Space weather happens when energy-laden charged particles from outer space mess with the uppermost layers of Earth’s atmosphere (like the ionosphere, the magnetosphere, and others) — interrupting GPS signals and radio communications from satellites or even causing blackouts, like in Quebec.
The source of it all is the sun, which launches bubbles of those charged particles. It’s “an active star,” says Doug Rowland, an astrophysicist at NASA Goddard Space Flight Center in Maryland. “It’s not a uniform ball of gas; it’s all constantly churning inside.”
That churning causes colossal pockets of superheated gas called plasma to burst from the sun’s outer atmosphere. This sun burp, also known as a coronal mass ejection or CME, careens through space at hundreds of miles per second.
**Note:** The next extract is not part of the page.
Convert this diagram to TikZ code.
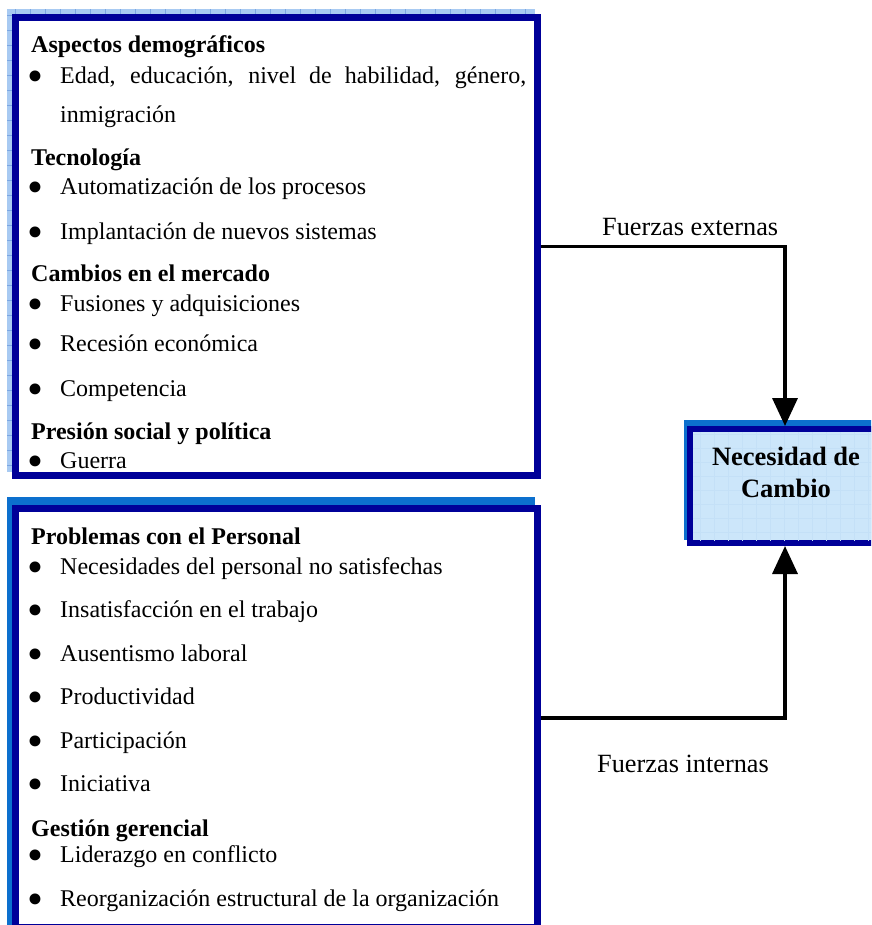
\documentclass[tikz,border=0pt]{standalone}
\usepackage{fontspec}
\usepackage{graphicx}
\setmainfont{Liberation Serif}
\usetikzlibrary{arrows.meta}
\definecolor{dkblue}{RGB}{0,0,153}
\definecolor{shblue}{RGB}{168,202,242}
\definecolor{shgrid}{RGB}{122,166,226}
\definecolor{medblue}{RGB}{12,112,206}
\definecolor{needfill}{RGB}{204,230,250}
\definecolor{needgrid}{RGB}{196,224,247}
\newcommand\mybul{\smash{\raisebox{-8pt}{\scalebox{1.9}{•}}}}
\newcommand\myitm[1]{\makebox[33pt][l]{\mybul}#1}
\begin{document}
\begin{tikzpicture}[x=1pt,y=-1pt,
  box/.style={draw=dkblue, line width=7pt, fill=white, rectangle, inner sep=0pt},
  body/.style={anchor=base west, inner sep=0pt, font=\fontsize{24}{28}\selectfont},
  head/.style={anchor=base west, inner sep=0pt, font=\fontsize{24}{28}\selectfont\bfseries},
  lbl/.style={anchor=base west, inner sep=0pt, font=\fontsize{26.3}{30}\selectfont},
  needtxt/.style={anchor=base, inner sep=0pt, font=\fontsize{26.5}{30}\selectfont\bfseries},
  conn/.style={line width=3.5pt, -{Triangle[width=25pt,length=28pt]}},
]
\useasboundingbox (0,0) rectangle (871,925);
\clip (0,0) rectangle (871,925);

% shadows
\fill[shblue] (7,9) rectangle (535,472);
\draw[shgrid, line width=0.6pt] (7,9) grid[step=15pt] (535,472);
\fill[medblue] (7,497) rectangle (535,925);
\fill[medblue] (684,420) rectangle (880,540);

% boxes
\node[box, minimum width=522pt, minimum height=458pt] (box1) at (276.5,246.5) {};
\node[box, minimum width=522pt, minimum height=419pt] (box2) at (276.5,718) {};
\node[box, fill=needfill, line width=6pt, minimum width=190pt, minimum height=114pt] (need) at (785,486) {};
\begin{scope}
\clip (693,432) rectangle (877,540);
\draw[needgrid, line width=0.6pt] (684,420) grid[step=14pt] (884,550);
\end{scope}
\node[needtxt] (need1) at (786,465) {Necesidad de};
\node[needtxt] (need2) at (786,497) {Cambio};

% box 1 text
\node[head] (h1) at (31,53) {Aspectos demográficos};
\node[body] (i1) at (27,84) {\myitm{\makebox[466pt][s]{Edad, educación, nivel de habilidad, género,}}};
\node[body] (i1b) at (60,123) {inmigración};
\node[head] (h2) at (31,166) {Tecnología};
\node[body] (i2) at (27,195) {\myitm{Automatización de los procesos}};
\node[body] (i3) at (27,240) {\myitm{Implantación de nuevos sistemas}};
\node[head] (h3) at (31,281) {Cambios en el mercado};
\node[body] (i4) at (27,311) {\myitm{Fusiones y adquisiciones}};
\node[body] (i5) at (27,351) {\myitm{Recesión económica}};
\node[body] (i6) at (27,396) {\myitm{Competencia}};
\node[head] (h4) at (31,439) {Presión social y política};
\node[body] (i7) at (27,468) {\myitm{Guerra}};

% box 2 text
\node[head] (h5) at (31,544) {Problemas con el Personal};
\node[body] (j1) at (27,574) {\myitm{Necesidades del personal no satisfechas}};
\node[body] (j2) at (27,617) {\myitm{Insatisfacción en el trabajo}};
\node[body] (j3) at (27,661) {\myitm{Ausentismo laboral}};
\node[body] (j4) at (27,704) {\myitm{Productividad}};
\node[body] (j5) at (27,748) {\myitm{Participación}};
\node[body] (j6) at (27,791) {\myitm{Iniciativa}};
\node[head] (h6) at (31,836) {Gestión gerencial};
\node[body] (j7) at (27,862) {\myitm{Liderazgo en conflicto}};
\node[body] (j8) at (27,906) {\myitm{Reorganización estructural de la organización}};

% connectors
\draw[conn] (box1.east) -| (need.north);
\draw[conn] (box2.east) -| (need.south);
\node[lbl] (fext) at (602,236) {Fuerzas externas};
\node[lbl] (fint) at (597,772) {Fuerzas internas};
\end{tikzpicture}
\end{document}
CMEs close the 93-million-mile gap to Earth in mere days.
Earth’s atmosphere and magnetic field protect us here on the ground from direct harm from CMEs. But they do sneak past the magnetic field at Earth’s poles to illuminate northern and southern lights. When these particles slam into gases in the atmosphere there, they produce a burst of light. Different gases make different colors; oxygen causes the typical yellow-green aurora, and nitrogen makes a blue or purplish one.
But if they’re big enough, sun burps muscle through those protective magnetic fields and create electrical currents in a section of Earth’s atmosphere called the ionosphere. Between 50 and 350 miles above us, the ionosphere is filled with gases and ions, acting as a lens for the radio waves travelling through it to reach satellites. But currents alter the gases there, kind of bending the lens, which confuses satellites and interrupts operations down on the ground.
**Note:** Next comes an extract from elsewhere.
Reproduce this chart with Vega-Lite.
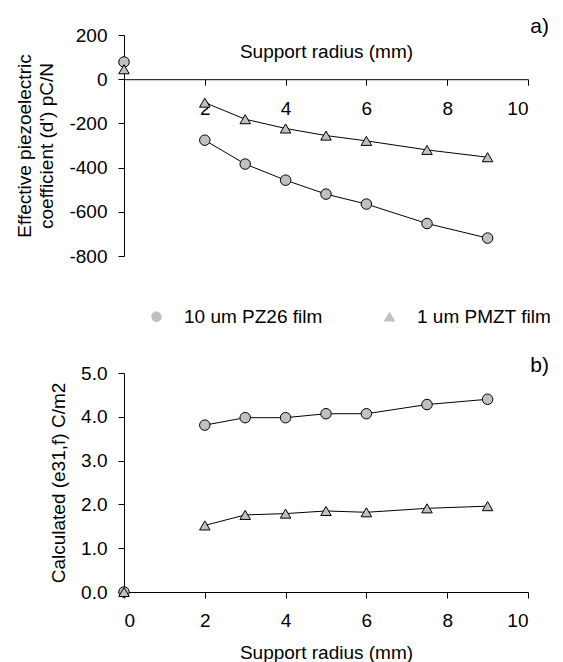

The interruption of GPS signals can be a big deal; it won’t just confuse your Google Maps. Airplanes wouldn’t know where to go and military missions that rely on GPS could be compromised.
What’s more, an extra-extra-large sun burp could induce electrical currents in the ground on Earth. That means hyper-charged power lines and blown out transformers, effectively causing blackouts like Quebec’s in 1989, which lasted 12 hours.
“A worst-case scenario could be potentially really, really bad,” says Geoff Reeves, a space scientist at Los Alamos National Laboratory in New Mexico. “Billions of dollars, much of the country without power for weeks or months. It could be kind of what we’re seeing in Puerto Rico with the hurricane damage.”
That potential for disaster is why the ability to predict space weather is so key. To study the phenomenon more closely, NASA is launching the Ionospheric Connection Explorer, or ICON, this year. The satellite, which is about the size of a vending machine, will sit in the ionosphere and collect data on the gases, charged particles and varying wavelengths of light there. That information will help scientists better predict space weather.
“We’re working to get our predictions good enough where people can rely on them,” says Reeves, who is not involved in the ICON mission. “It’s not at the level where, say, hurricane forecasting is. But that’s the goal.”
While ICON itself will not predict space weather, Rowland and Reeves say data from ICON and other missions will ultimately help them to understand variations in the ionosphere and improve forecasting.
Ideally, several satellites orbiting other planets or even the sun itself would keep an eye on that gurgling ball of gas and give us a heads up on Earth if it’s about to launch particles into space. If scientists know that a glob of those particles is hurtling towards a particular satellite a few hours ahead of time, they can prepare to use a backup one elsewhere in orbit to keep GPS signals active and accurate.
“It’s tough to make predictions,” Reeves says, quoting baseball legend Yogi Berra, “especially about the future.”
But with all the research focused on space weather forecasting, scientists are hopeful those predictions will get a little less tough.